**PROBLEM TO SOLVE**. Emit the data below verbatim, stripping out any pictures.

**DATASET EXTRACT**.
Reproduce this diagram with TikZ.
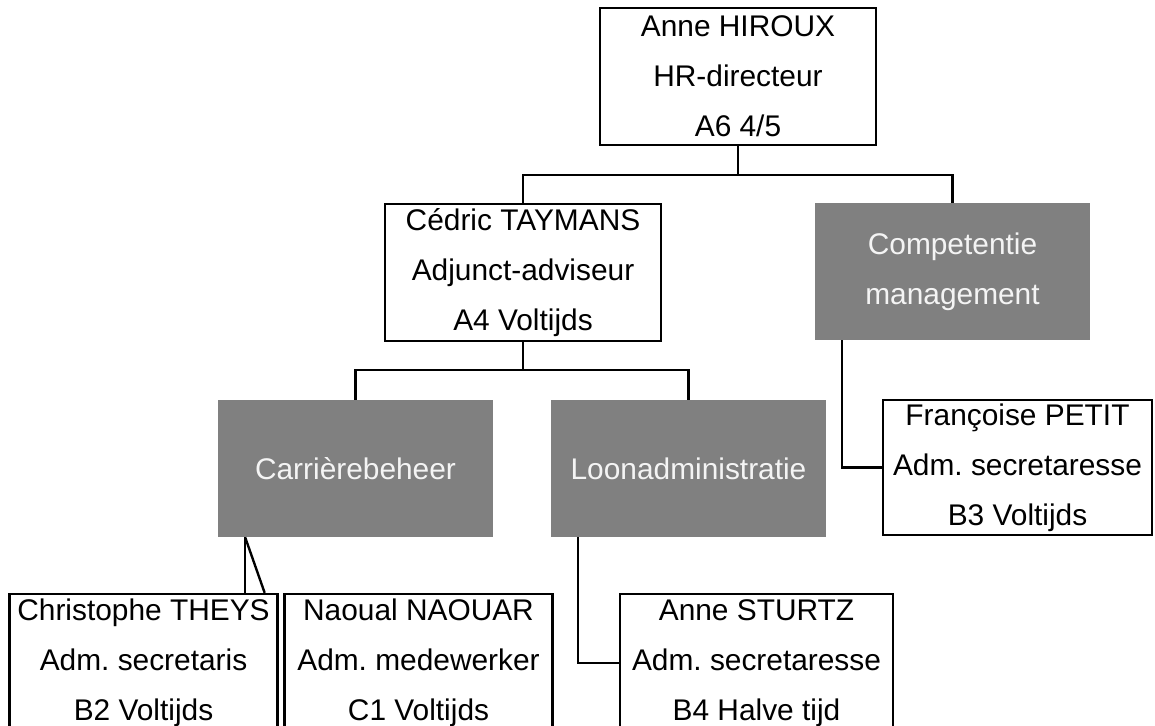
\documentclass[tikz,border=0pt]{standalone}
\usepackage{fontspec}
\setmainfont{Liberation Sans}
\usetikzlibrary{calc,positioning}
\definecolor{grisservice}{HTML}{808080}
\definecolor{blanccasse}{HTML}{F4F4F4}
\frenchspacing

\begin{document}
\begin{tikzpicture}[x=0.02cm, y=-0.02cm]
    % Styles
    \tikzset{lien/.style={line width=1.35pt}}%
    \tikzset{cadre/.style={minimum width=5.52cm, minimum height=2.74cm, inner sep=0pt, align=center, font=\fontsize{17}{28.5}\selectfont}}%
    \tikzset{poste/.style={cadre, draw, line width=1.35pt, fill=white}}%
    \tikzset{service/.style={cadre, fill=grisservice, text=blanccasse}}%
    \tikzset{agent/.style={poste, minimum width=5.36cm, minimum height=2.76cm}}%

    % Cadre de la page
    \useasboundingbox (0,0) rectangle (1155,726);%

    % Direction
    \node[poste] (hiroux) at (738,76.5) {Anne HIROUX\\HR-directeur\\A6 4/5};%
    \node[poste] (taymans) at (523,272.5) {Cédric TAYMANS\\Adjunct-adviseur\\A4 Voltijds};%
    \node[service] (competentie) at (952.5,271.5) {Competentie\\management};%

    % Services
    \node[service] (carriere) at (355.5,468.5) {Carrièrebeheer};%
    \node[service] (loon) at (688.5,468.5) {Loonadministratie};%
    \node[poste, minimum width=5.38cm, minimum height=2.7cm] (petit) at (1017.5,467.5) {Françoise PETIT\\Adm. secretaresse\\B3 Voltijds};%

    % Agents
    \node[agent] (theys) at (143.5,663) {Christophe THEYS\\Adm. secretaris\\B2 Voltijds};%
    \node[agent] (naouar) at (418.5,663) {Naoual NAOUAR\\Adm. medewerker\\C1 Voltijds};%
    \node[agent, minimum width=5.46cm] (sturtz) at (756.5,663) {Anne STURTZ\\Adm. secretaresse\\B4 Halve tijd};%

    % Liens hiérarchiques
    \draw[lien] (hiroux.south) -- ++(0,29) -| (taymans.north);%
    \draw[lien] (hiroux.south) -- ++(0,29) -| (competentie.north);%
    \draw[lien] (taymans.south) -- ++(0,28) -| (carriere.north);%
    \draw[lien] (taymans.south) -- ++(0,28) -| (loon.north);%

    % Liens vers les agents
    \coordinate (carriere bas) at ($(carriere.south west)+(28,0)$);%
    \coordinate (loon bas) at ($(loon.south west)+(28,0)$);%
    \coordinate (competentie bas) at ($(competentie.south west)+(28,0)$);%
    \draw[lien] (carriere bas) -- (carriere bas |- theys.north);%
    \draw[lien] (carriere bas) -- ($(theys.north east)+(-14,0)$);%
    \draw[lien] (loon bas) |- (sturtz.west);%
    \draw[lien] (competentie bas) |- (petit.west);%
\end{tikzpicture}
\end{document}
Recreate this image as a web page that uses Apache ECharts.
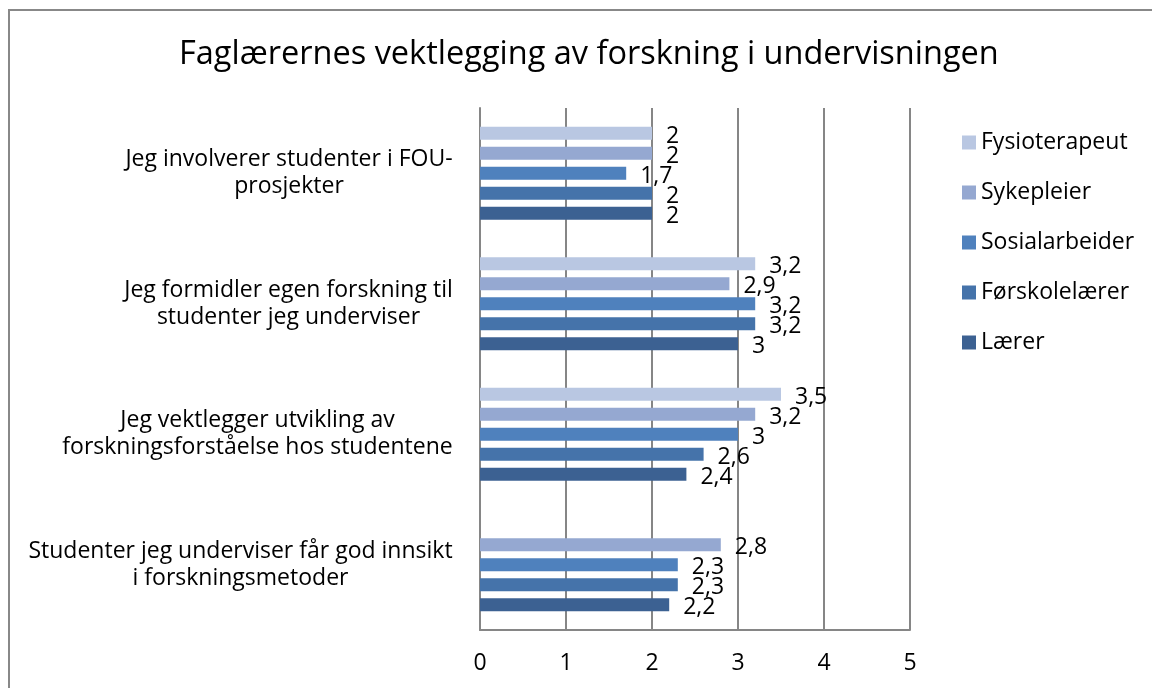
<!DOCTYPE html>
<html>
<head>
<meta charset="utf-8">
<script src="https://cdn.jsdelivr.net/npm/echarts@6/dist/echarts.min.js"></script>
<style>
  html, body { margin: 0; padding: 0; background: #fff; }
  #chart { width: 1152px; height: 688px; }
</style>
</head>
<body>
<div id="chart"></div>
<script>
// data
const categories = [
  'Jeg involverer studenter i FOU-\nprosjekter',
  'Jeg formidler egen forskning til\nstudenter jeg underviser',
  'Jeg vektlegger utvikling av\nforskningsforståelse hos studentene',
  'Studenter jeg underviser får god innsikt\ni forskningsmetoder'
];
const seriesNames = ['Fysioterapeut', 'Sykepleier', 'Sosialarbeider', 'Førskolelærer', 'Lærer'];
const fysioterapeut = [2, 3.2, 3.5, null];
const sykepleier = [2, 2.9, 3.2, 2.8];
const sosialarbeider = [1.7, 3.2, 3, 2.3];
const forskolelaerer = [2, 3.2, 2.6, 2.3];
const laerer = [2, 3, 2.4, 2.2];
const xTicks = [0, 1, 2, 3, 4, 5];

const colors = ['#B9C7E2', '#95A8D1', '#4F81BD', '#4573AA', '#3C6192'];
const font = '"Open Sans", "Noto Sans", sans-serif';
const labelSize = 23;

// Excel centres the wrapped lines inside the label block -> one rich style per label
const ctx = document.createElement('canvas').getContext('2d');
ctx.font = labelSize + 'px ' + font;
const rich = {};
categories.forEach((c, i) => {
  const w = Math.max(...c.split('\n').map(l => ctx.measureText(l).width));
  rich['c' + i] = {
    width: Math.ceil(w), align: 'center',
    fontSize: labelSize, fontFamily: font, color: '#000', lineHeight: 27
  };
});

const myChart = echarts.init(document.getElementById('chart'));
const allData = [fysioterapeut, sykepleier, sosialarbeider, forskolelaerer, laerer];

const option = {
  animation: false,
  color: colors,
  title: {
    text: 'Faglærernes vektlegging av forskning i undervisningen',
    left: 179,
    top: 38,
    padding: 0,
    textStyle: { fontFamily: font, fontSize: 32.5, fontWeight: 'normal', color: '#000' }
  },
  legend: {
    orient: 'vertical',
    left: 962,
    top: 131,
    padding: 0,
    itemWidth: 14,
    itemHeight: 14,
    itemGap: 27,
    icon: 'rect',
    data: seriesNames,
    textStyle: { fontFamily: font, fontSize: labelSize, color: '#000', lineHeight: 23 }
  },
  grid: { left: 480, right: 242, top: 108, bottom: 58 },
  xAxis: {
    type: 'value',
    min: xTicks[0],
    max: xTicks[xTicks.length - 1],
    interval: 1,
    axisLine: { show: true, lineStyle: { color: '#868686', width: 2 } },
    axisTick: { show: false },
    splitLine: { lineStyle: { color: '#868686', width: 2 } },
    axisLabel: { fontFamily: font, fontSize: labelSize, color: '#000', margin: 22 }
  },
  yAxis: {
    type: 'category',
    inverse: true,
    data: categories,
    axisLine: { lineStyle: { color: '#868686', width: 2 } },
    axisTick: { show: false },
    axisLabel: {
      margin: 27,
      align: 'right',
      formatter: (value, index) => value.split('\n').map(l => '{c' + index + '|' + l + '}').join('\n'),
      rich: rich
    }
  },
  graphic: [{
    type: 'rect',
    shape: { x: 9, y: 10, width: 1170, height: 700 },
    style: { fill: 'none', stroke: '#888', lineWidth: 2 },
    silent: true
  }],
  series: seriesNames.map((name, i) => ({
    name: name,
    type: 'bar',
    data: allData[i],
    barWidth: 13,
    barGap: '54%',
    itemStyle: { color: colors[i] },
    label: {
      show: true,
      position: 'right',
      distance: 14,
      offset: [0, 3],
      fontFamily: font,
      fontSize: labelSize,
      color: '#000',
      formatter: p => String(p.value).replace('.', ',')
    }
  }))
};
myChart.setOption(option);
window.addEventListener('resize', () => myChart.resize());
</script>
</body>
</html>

**SOLUTION FOR THIS EXERCISE**.
Reproduce this diagram with TikZ.
\documentclass[tikz,border=0pt]{standalone}
\usepackage{fontspec}
\setmainfont{Liberation Sans}
\usetikzlibrary{calc,positioning}
\definecolor{grisservice}{HTML}{808080}
\definecolor{blanccasse}{HTML}{F4F4F4}
\frenchspacing

\begin{document}
\begin{tikzpicture}[x=0.02cm, y=-0.02cm]
    % Styles
    \tikzset{lien/.style={line width=1.35pt}}%
    \tikzset{cadre/.style={minimum width=5.52cm, minimum height=2.74cm, inner sep=0pt, align=center, font=\fontsize{17}{28.5}\selectfont}}%
    \tikzset{poste/.style={cadre, draw, line width=1.35pt, fill=white}}%
    \tikzset{service/.style={cadre, fill=grisservice, text=blanccasse}}%
    \tikzset{agent/.style={poste, minimum width=5.36cm, minimum height=2.76cm}}%

    % Cadre de la page
    \useasboundingbox (0,0) rectangle (1155,726);%

    % Direction
    \node[poste] (hiroux) at (738,76.5) {Anne HIROUX\\HR-directeur\\A6 4/5};%
    \node[poste] (taymans) at (523,272.5) {Cédric TAYMANS\\Adjunct-adviseur\\A4 Voltijds};%
    \node[service] (competentie) at (952.5,271.5) {Competentie\\management};%

    % Services
    \node[service] (carriere) at (355.5,468.5) {Carrièrebeheer};%
    \node[service] (loon) at (688.5,468.5) {Loonadministratie};%
    \node[poste, minimum width=5.38cm, minimum height=2.7cm] (petit) at (1017.5,467.5) {Françoise PETIT\\Adm. secretaresse\\B3 Voltijds};%

    % Agents
    \node[agent] (theys) at (143.5,663) {Christophe THEYS\\Adm. secretaris\\B2 Voltijds};%
    \node[agent] (naouar) at (418.5,663) {Naoual NAOUAR\\Adm. medewerker\\C1 Voltijds};%
    \node[agent, minimum width=5.46cm] (sturtz) at (756.5,663) {Anne STURTZ\\Adm. secretaresse\\B4 Halve tijd};%

    % Liens hiérarchiques
    \draw[lien] (hiroux.south) -- ++(0,29) -| (taymans.north);%
    \draw[lien] (hiroux.south) -- ++(0,29) -| (competentie.north);%
    \draw[lien] (taymans.south) -- ++(0,28) -| (carriere.north);%
    \draw[lien] (taymans.south) -- ++(0,28) -| (loon.north);%

    % Liens vers les agents
    \coordinate (carriere bas) at ($(carriere.south west)+(28,0)$);%
    \coordinate (loon bas) at ($(loon.south west)+(28,0)$);%
    \coordinate (competentie bas) at ($(competentie.south west)+(28,0)$);%
    \draw[lien] (carriere bas) -- (carriere bas |- theys.north);%
    \draw[lien] (carriere bas) -- ($(theys.north east)+(-14,0)$);%
    \draw[lien] (loon bas) |- (sturtz.west);%
    \draw[lien] (competentie bas) |- (petit.west);%
\end{tikzpicture}
\end{document}
Recreate this image as a web page that uses Apache ECharts.
<!DOCTYPE html>
<html>
<head>
<meta charset="utf-8">
<script src="https://cdn.jsdelivr.net/npm/echarts@6/dist/echarts.min.js"></script>
<style>
  html, body { margin: 0; padding: 0; background: #fff; }
  #chart { width: 1152px; height: 688px; }
</style>
</head>
<body>
<div id="chart"></div>
<script>
// data
const categories = [
  'Jeg involverer studenter i FOU-\nprosjekter',
  'Jeg formidler egen forskning til\nstudenter jeg underviser',
  'Jeg vektlegger utvikling av\nforskningsforståelse hos studentene',
  'Studenter jeg underviser får god innsikt\ni forskningsmetoder'
];
const seriesNames = ['Fysioterapeut', 'Sykepleier', 'Sosialarbeider', 'Førskolelærer', 'Lærer'];
const fysioterapeut = [2, 3.2, 3.5, null];
const sykepleier = [2, 2.9, 3.2, 2.8];
const sosialarbeider = [1.7, 3.2, 3, 2.3];
const forskolelaerer = [2, 3.2, 2.6, 2.3];
const laerer = [2, 3, 2.4, 2.2];
const xTicks = [0, 1, 2, 3, 4, 5];

const colors = ['#B9C7E2', '#95A8D1', '#4F81BD', '#4573AA', '#3C6192'];
const font = '"Open Sans", "Noto Sans", sans-serif';
const labelSize = 23;

// Excel centres the wrapped lines inside the label block -> one rich style per label
const ctx = document.createElement('canvas').getContext('2d');
ctx.font = labelSize + 'px ' + font;
const rich = {};
categories.forEach((c, i) => {
  const w = Math.max(...c.split('\n').map(l => ctx.measureText(l).width));
  rich['c' + i] = {
    width: Math.ceil(w), align: 'center',
    fontSize: labelSize, fontFamily: font, color: '#000', lineHeight: 27
  };
});

const myChart = echarts.init(document.getElementById('chart'));
const allData = [fysioterapeut, sykepleier, sosialarbeider, forskolelaerer, laerer];

const option = {
  animation: false,
  color: colors,
  title: {
    text: 'Faglærernes vektlegging av forskning i undervisningen',
    left: 179,
    top: 38,
    padding: 0,
    textStyle: { fontFamily: font, fontSize: 32.5, fontWeight: 'normal', color: '#000' }
  },
  legend: {
    orient: 'vertical',
    left: 962,
    top: 131,
    padding: 0,
    itemWidth: 14,
    itemHeight: 14,
    itemGap: 27,
    icon: 'rect',
    data: seriesNames,
    textStyle: { fontFamily: font, fontSize: labelSize, color: '#000', lineHeight: 23 }
  },
  grid: { left: 480, right: 242, top: 108, bottom: 58 },
  xAxis: {
    type: 'value',
    min: xTicks[0],
    max: xTicks[xTicks.length - 1],
    interval: 1,
    axisLine: { show: true, lineStyle: { color: '#868686', width: 2 } },
    axisTick: { show: false },
    splitLine: { lineStyle: { color: '#868686', width: 2 } },
    axisLabel: { fontFamily: font, fontSize: labelSize, color: '#000', margin: 22 }
  },
  yAxis: {
    type: 'category',
    inverse: true,
    data: categories,
    axisLine: { lineStyle: { color: '#868686', width: 2 } },
    axisTick: { show: false },
    axisLabel: {
      margin: 27,
      align: 'right',
      formatter: (value, index) => value.split('\n').map(l => '{c' + index + '|' + l + '}').join('\n'),
      rich: rich
    }
  },
  graphic: [{
    type: 'rect',
    shape: { x: 9, y: 10, width: 1170, height: 700 },
    style: { fill: 'none', stroke: '#888', lineWidth: 2 },
    silent: true
  }],
  series: seriesNames.map((name, i) => ({
    name: name,
    type: 'bar',
    data: allData[i],
    barWidth: 13,
    barGap: '54%',
    itemStyle: { color: colors[i] },
    label: {
      show: true,
      position: 'right',
      distance: 14,
      offset: [0, 3],
      fontFamily: font,
      fontSize: labelSize,
      color: '#000',
      formatter: p => String(p.value).replace('.', ',')
    }
  }))
};
myChart.setOption(option);
window.addEventListener('resize', () => myChart.resize());
</script>
</body>
</html>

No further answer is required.